Lawyers representing Ghislaine Maxwell have asserted that she should be released based on a prior agreement with federal prosecutors.

Maxwell, aged 62, was convicted of aiding disgraced financier Jeffrey Epstein in sexually exploiting young girls, resulting in a 20-year prison sentence in June 2022.

In a New York court on Tuesday, Maxwell’s attorney, Diana Fabi Samson, argued that the British socialite was protected by a previous arrangement with prosecutors.

However, US government attorneys oppose this stance, contending that the agreement, which allowed her partner Epstein to serve a lenient sentence for sex offenses, does not entitle Maxwell to freedom.

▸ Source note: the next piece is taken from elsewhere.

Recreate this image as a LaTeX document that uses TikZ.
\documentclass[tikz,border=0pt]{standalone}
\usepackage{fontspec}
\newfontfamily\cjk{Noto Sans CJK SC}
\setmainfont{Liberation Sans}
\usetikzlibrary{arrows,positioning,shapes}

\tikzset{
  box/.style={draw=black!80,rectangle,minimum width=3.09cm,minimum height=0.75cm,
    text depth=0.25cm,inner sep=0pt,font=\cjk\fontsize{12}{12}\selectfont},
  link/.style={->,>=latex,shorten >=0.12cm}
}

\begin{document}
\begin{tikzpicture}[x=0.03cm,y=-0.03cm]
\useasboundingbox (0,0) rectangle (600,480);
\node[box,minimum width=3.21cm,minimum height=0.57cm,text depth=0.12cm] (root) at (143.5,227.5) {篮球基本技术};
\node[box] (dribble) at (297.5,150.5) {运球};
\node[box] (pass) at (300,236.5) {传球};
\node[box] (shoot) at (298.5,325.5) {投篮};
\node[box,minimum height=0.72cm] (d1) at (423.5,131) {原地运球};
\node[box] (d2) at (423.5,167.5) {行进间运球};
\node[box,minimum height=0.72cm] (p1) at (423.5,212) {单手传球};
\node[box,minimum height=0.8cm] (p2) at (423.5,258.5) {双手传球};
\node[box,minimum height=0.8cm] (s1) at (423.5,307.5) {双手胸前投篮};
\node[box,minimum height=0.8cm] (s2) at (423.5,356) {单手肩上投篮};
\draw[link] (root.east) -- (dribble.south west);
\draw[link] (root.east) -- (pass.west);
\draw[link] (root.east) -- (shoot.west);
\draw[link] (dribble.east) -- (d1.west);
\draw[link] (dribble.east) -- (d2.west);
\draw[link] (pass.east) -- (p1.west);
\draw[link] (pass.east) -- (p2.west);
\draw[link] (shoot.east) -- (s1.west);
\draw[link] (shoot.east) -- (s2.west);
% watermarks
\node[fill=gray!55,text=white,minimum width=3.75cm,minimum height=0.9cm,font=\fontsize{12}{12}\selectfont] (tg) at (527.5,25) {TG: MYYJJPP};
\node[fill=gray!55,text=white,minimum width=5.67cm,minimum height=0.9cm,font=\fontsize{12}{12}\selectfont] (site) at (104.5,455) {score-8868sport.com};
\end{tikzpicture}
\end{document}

Maxwell’s appeal focuses not on the facts presented during her trial but rather on the legal issues surrounding the decades-old agreement.

Epstein, known for his associations with high-profile figures, had his crimes first publicized in 2005. In 2008, he struck a deal with federal prosecutors, pleading guilty to state charges in Florida and serving 13 months in prison for soliciting and procuring a minor for prostitution.

Criticism of this plea agreement ensued, with prosecutors agreeing not to pursue his alleged accomplices, including Maxwell.

After facing numerous legal actions, Epstein was re-arrested in 2019 in New York on federal sex trafficking charges. He was found dead in his jail cell before standing trial; his death was officially deemed a suicide.

During Tuesday’s hearing, Fabi Samson described the Florida plea deal as “peculiar” and “unconventional,” arguing that it should have terminated any further action against Maxwell.

However, prosecutors dismissed the defense’s assertions as “superficial and underdeveloped,” asserting that the agreement’s scope was limited to the Florida district, whereas Maxwell was convicted in New York.

Throughout Maxwell’s trial in 2022, four women testified to being sexually abused as minors at Epstein’s residences across various locations, including Florida, New York, New Mexico, and the Virgin Islands.

They recounted how Maxwell persuaded them to provide massages to Epstein that escalated into sexual encounters, enticing them with gifts and assurances of Epstein’s wealth and influence.

Despite Maxwell’s legal team’s attempts to dismiss the case, including claiming that a juror failed to disclose their childhood abuse, the judge rejected these arguments.

The judge also dismissed claims that Maxwell was inadequately prepared for trial and that prosecutors delayed bringing charges against her.

The appeals court has yet to deliver its verdict, with Maxwell’s legal team expressing cautious optimism about their chances of success outside the courtroom.